Although the state has cast itself as a market friendly actor (and who better to uphold this than Ramaphosa?) orthodox macroeconomic policies have failed to deliver on their promises of more investment, growth and jobs. Instead of transforming the economy, this framework has thrust South Africa into a prolonged period of stagnation and, in some instances, regression. The economy, more vulnerable to the ructions of financial markets, has become less capable in dealing with crises, which, as we continue down this path, will become more frequent.

Now, 27 years later, it is painfully clear that the policies that have persisted since the late 1990s have pushed the country’s economy towards a crisis point, threatening to create a level of social chaos that will be untenable to most. And yet, an overhaul of economic policy continues to be off the table. 

Signs that the macroeconomic orthodoxy ushered in by the Washington Consensus has failed are everywhere. Economies around the world have stagnated and have failed to keep unemployment in check. Jobs are precarious and workers struggle to make ends meet. Meanwhile, inequality continues to run rampant and these conditions are made even more perilous by the climate disaster.

In 2014, American economist Joseph Stiglitz repeated the old adage, “If the facts don’t fit the theory, change the theory”, when writing about how austerity had failed in Europe. 

“But its defenders are willing to claim victory on the basis of the weakest possible evidence: the economy is no longer collapsing, so austerity must be working! But if that is the benchmark, we could say that jumping off a cliff is the best way to get down from a mountain; after all, the descent has been stopped,” Stiglitz wrote. 
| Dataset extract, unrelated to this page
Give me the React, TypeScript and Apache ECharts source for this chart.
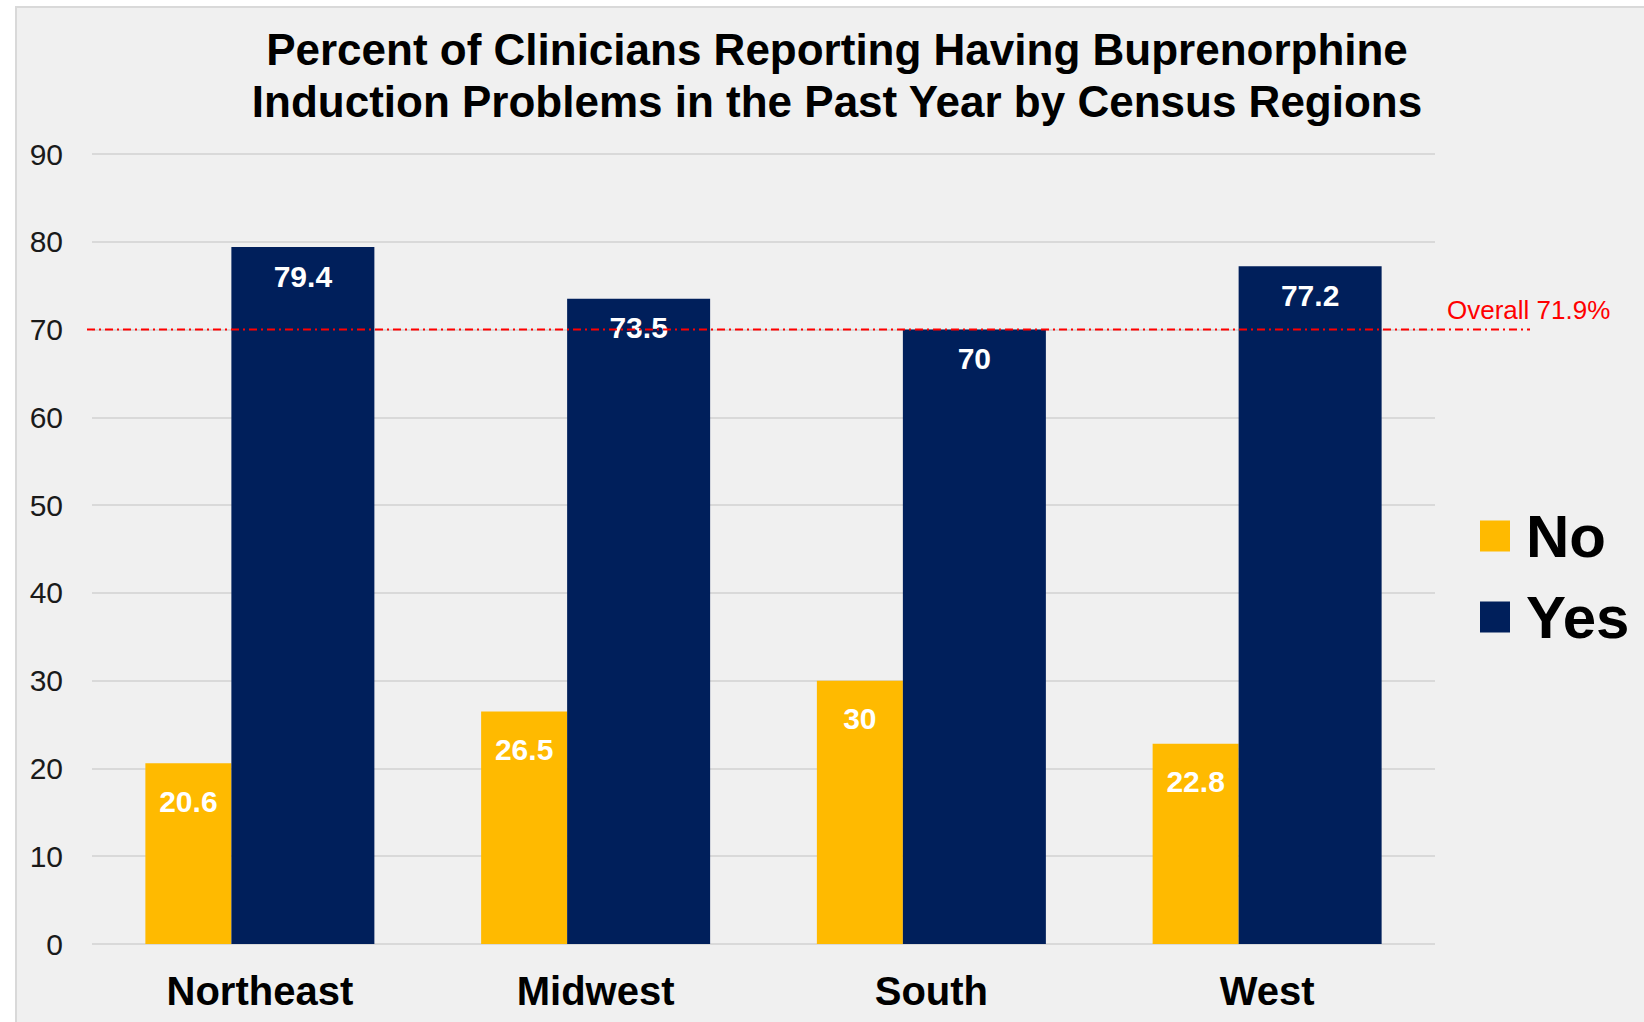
import React, { useEffect, useRef } from "react";
import * as echarts from "echarts";

const categories = ["Northeast", "Midwest", "South", "West"];
const noValues = [20.6, 26.5, 30, 22.8];
const yesValues = [79.4, 73.5, 70, 77.2];
const seriesNames = ["No", "Yes"];
const yMin = 0;
const yMax = 90;
const yInterval = 10;
const overallLineValue = 70;
const overallLabel = "Overall 71.9%";
const titleText =
  "Percent of Clinicians Reporting Having Buprenorphine\nInduction Problems in the Past Year by Census Regions";

const FONT = "'Liberation Sans', Arial, Helvetica, sans-serif";
const NO_COLOR = "#FFBA00";
const YES_COLOR = "#001F5B";

export default function App() {
  const ref = useRef<HTMLDivElement>(null);

  useEffect(() => {
    if (!ref.current) return;
    const chart = echarts.init(ref.current, undefined, { renderer: "svg" });

    const panel = {
      id: "panel",
      type: "rect",
      z: -10,
      shape: { x: 16, y: 7, width: 1640, height: 1030 },
      style: { fill: "#f0f0f0", stroke: "#d9d9d9", lineWidth: 2 },
    };

    const title = {
      id: "title",
      type: "text",
      z: 50,
      x: 837,
      y: 23,
      style: {
        text: titleText,
        fill: "#000000",
        fontFamily: FONT,
        fontSize: 44,
        fontWeight: "bold",
        lineHeight: 52,
        align: "center",
        verticalAlign: "top",
      },
    };

    const option: any = {
      animation: false,
      backgroundColor: "#ffffff",
      textStyle: { fontFamily: FONT },
      legend: {
        data: seriesNames,
        orient: "vertical",
        left: 1480,
        top: 506,
        padding: 0,
        icon: "rect",
        itemWidth: 30,
        itemHeight: 31,
        itemGap: 21,
        textStyle: {
          fontFamily: FONT,
          fontSize: 60,
          fontWeight: "bold",
          color: "#000000",
          lineHeight: 60,
          padding: [0, 0, 0, 11],
        },
      },
      grid: { left: 92, right: 209, top: 154, bottom: 78, containLabel: false },
      xAxis: {
        type: "category",
        data: categories,
        axisLine: { show: false },
        axisTick: { show: false },
        axisLabel: {
          margin: 26,
          fontFamily: FONT,
          fontSize: 40,
          fontWeight: "bold",
          color: "#000000",
          lineHeight: 42,
        },
      },
      yAxis: {
        type: "value",
        min: yMin,
        max: yMax,
        interval: yInterval,
        axisLine: { show: false },
        axisTick: { show: false },
        axisLabel: {
          margin: 29,
          fontFamily: FONT,
          fontSize: 30,
          color: "#1a1a1a",
        },
        splitLine: { lineStyle: { color: "#d9d9d9", width: 2 } },
      },
      series: [
        {
          name: seriesNames[0],
          type: "bar",
          data: noValues,
          barWidth: 86,
          barGap: "0%",
          itemStyle: { color: NO_COLOR },
          label: {
            show: true,
            position: "insideTop",
            distance: 23,
            fontFamily: FONT,
            fontSize: 30,
            lineHeight: 30,
            fontWeight: "bold",
            color: "#ffffff",
          },
        },
        {
          name: seriesNames[1],
          type: "bar",
          data: yesValues,
          barWidth: 143,
          barGap: "0%",
          itemStyle: { color: YES_COLOR },
          label: {
            show: true,
            position: "insideTop",
            distance: 14,
            fontFamily: FONT,
            fontSize: 30,
            lineHeight: 30,
            fontWeight: "bold",
            color: "#ffffff",
          },
        },
      ],
      graphic: [panel, title],
    };

    chart.setOption(option);

    const lineY = chart.convertToPixel({ yAxisIndex: 0 }, overallLineValue) as number;
    chart.setOption({
      graphic: [
        panel,
        title,
        {
          id: "overallLine",
          type: "line",
          z: 100,
          shape: { x1: 87, y1: lineY, x2: 1530, y2: lineY },
          style: { stroke: "#ff0000", lineWidth: 2, lineDash: [8, 4, 2, 4] },
        },
        {
          id: "overallText",
          type: "text",
          z: 100,
          x: 1447,
          y: lineY - 20,
          style: {
            text: overallLabel,
            fill: "#ff0000",
            fontFamily: FONT,
            fontSize: 26,
            verticalAlign: "middle",
            align: "left",
          },
        },
      ],
    });

    return () => chart.dispose();
  }, []);

  return (
    <div
      ref={ref}
      style={{ position: "absolute", left: 0, top: 0, width: 1644, height: 1022 }}
    />
  );
}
It is this type of absurdity that we face when stubbornly pursuing policies that have proven time and again to be utterly ineffective. It finds expression whenever our president claims victory over unemployment, whenever the rate retreats another percentage point.

As Cosatu pointed out in its criticism of Gear, so much of our policy decisions seem to be guided by fear of punishment by markets. But the question is, is there not a far more chilling fate that awaits us?